Objective
Quote all lines below exactly. Images stay out.

Collected data
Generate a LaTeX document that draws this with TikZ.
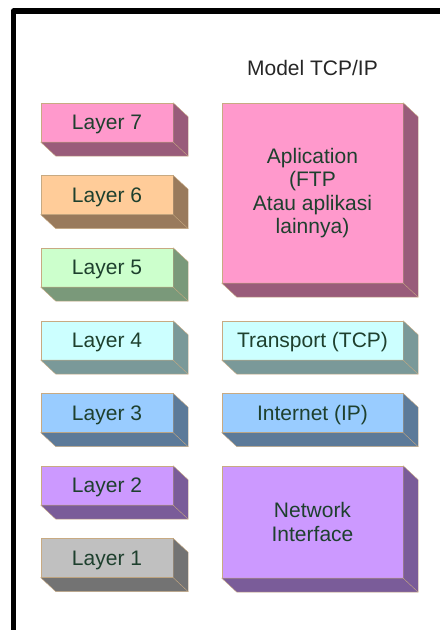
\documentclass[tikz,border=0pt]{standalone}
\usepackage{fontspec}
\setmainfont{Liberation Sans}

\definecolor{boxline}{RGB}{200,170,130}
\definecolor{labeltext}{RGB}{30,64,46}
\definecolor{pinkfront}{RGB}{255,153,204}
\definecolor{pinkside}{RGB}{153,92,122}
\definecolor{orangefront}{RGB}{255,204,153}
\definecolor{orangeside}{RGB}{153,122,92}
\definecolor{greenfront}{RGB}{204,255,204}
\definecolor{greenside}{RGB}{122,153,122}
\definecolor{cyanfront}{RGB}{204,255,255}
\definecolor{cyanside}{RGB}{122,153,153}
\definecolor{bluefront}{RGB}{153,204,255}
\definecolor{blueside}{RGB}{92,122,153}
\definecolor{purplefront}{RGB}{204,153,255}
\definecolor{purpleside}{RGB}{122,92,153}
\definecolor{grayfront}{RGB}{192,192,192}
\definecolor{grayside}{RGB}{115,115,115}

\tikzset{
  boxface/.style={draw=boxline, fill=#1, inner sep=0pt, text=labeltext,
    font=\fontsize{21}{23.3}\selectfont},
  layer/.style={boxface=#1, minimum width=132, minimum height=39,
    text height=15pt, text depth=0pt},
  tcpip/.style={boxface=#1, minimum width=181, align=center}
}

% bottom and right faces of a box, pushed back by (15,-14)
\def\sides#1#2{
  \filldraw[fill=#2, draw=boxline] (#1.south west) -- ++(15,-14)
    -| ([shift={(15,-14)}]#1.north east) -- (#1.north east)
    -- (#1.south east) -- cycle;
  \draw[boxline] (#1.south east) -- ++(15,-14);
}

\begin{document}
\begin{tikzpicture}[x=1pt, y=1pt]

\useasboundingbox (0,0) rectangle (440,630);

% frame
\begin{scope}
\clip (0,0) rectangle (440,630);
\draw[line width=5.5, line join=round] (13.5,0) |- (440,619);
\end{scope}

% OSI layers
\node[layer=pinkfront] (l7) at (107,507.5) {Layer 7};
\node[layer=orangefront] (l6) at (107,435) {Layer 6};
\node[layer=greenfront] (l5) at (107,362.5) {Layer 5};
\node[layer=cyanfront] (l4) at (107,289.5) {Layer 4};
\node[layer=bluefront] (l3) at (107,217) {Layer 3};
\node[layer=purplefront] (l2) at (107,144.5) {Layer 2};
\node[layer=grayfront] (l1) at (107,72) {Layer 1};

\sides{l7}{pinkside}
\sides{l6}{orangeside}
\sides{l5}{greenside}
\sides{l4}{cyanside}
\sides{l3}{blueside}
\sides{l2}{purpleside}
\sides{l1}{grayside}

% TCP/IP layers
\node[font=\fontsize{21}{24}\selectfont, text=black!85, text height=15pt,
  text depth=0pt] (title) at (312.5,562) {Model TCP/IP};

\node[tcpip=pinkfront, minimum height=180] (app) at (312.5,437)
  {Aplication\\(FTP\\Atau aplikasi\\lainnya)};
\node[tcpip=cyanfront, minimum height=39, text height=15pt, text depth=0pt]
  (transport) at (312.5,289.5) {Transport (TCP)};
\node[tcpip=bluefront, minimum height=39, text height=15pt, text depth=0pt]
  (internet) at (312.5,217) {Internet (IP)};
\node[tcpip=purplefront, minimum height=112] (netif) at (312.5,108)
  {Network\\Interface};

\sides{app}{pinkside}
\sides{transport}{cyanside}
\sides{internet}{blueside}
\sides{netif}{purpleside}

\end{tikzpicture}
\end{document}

Task answer
Generate a LaTeX document that draws this with TikZ.
\documentclass[tikz,border=0pt]{standalone}
\usepackage{fontspec}
\setmainfont{Liberation Sans}

\definecolor{boxline}{RGB}{200,170,130}
\definecolor{labeltext}{RGB}{30,64,46}
\definecolor{pinkfront}{RGB}{255,153,204}
\definecolor{pinkside}{RGB}{153,92,122}
\definecolor{orangefront}{RGB}{255,204,153}
\definecolor{orangeside}{RGB}{153,122,92}
\definecolor{greenfront}{RGB}{204,255,204}
\definecolor{greenside}{RGB}{122,153,122}
\definecolor{cyanfront}{RGB}{204,255,255}
\definecolor{cyanside}{RGB}{122,153,153}
\definecolor{bluefront}{RGB}{153,204,255}
\definecolor{blueside}{RGB}{92,122,153}
\definecolor{purplefront}{RGB}{204,153,255}
\definecolor{purpleside}{RGB}{122,92,153}
\definecolor{grayfront}{RGB}{192,192,192}
\definecolor{grayside}{RGB}{115,115,115}

\tikzset{
  boxface/.style={draw=boxline, fill=#1, inner sep=0pt, text=labeltext,
    font=\fontsize{21}{23.3}\selectfont},
  layer/.style={boxface=#1, minimum width=132, minimum height=39,
    text height=15pt, text depth=0pt},
  tcpip/.style={boxface=#1, minimum width=181, align=center}
}

% bottom and right faces of a box, pushed back by (15,-14)
\def\sides#1#2{
  \filldraw[fill=#2, draw=boxline] (#1.south west) -- ++(15,-14)
    -| ([shift={(15,-14)}]#1.north east) -- (#1.north east)
    -- (#1.south east) -- cycle;
  \draw[boxline] (#1.south east) -- ++(15,-14);
}

\begin{document}
\begin{tikzpicture}[x=1pt, y=1pt]

\useasboundingbox (0,0) rectangle (440,630);

% frame
\begin{scope}
\clip (0,0) rectangle (440,630);
\draw[line width=5.5, line join=round] (13.5,0) |- (440,619);
\end{scope}

% OSI layers
\node[layer=pinkfront] (l7) at (107,507.5) {Layer 7};
\node[layer=orangefront] (l6) at (107,435) {Layer 6};
\node[layer=greenfront] (l5) at (107,362.5) {Layer 5};
\node[layer=cyanfront] (l4) at (107,289.5) {Layer 4};
\node[layer=bluefront] (l3) at (107,217) {Layer 3};
\node[layer=purplefront] (l2) at (107,144.5) {Layer 2};
\node[layer=grayfront] (l1) at (107,72) {Layer 1};

\sides{l7}{pinkside}
\sides{l6}{orangeside}
\sides{l5}{greenside}
\sides{l4}{cyanside}
\sides{l3}{blueside}
\sides{l2}{purpleside}
\sides{l1}{grayside}

% TCP/IP layers
\node[font=\fontsize{21}{24}\selectfont, text=black!85, text height=15pt,
  text depth=0pt] (title) at (312.5,562) {Model TCP/IP};

\node[tcpip=pinkfront, minimum height=180] (app) at (312.5,437)
  {Aplication\\(FTP\\Atau aplikasi\\lainnya)};
\node[tcpip=cyanfront, minimum height=39, text height=15pt, text depth=0pt]
  (transport) at (312.5,289.5) {Transport (TCP)};
\node[tcpip=bluefront, minimum height=39, text height=15pt, text depth=0pt]
  (internet) at (312.5,217) {Internet (IP)};
\node[tcpip=purplefront, minimum height=112] (netif) at (312.5,108)
  {Network\\Interface};

\sides{app}{pinkside}
\sides{transport}{cyanside}
\sides{internet}{blueside}
\sides{netif}{purpleside}

\end{tikzpicture}
\end{document}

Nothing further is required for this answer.